Quanto conta nel giornalismo oggi il debunking e quanto manca in generale a tuo avviso?

Farei innanzitutto una distinzione fra fact-checking, letteralmente controllo dei fatti, con il quale s’intende l’attività di investigare (un fatto, un contenuto, un avvenimento) per verificare i fatti prima di pubblicare una notizia, e debunking, dal verbo inglese to debunk, smontare, con il quale s’intende la pratica di mettere in dubbio o smentire, basandosi soprattutto su metodologie scientifiche, affermazioni false, esagerate o antiscientifiche.

Com’è ovvio, sono entrambe pratiche fondamentali che dovrebbero far parte del quotidiano di ogni giornalista. E, sottolineo, non solo da quando il giornalismo è digitale o “social”. Le bufale sono sempre esistite, la deontologia che impone il controllo e la verifica delle notizie prima della pubblicazione, anche. Oggi, con il moltiplicarsi delle fonti e la maggiore rapidità di diffusione delle news, diventano imprescindibili.

Social media e differenza di genere di cui si è parlato molto in questi giorni. Quanto pensi i social possano fare da catalizzatore rispetto alle differenze di genere e quanto invece potrebbero mitigare? 

Dipende da come vengono usati gli strumenti. Nel mondo di oggi, fortemente polarizzato, da una parte i social media offrono uno spazio libero e gratuito dove far sentire la propria voce e portare avanti le proprie istanze.
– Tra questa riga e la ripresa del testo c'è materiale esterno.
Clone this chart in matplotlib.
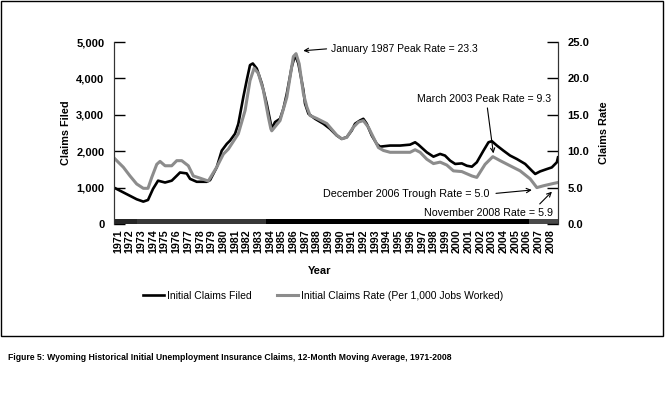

Dall’altra, possono diventare il palcoscenico per insulti gratuiti e hate speech, anche sulla base della discriminazione di genere. Lo abbiamo visto con la presidente Boldrini, per citare un esempio illustre. Penso sia una questione di educazione all’uso; non era mai successo prima che chiunque potesse avere accesso a piattaforme di creazione e distribuzione di notizie e informazioni. Manca una formazione che, a partire dalle scuole, faccia comprendere la potenza degli strumenti che abbiamo a disposizione oggi e il modo corretto di utilizzarli.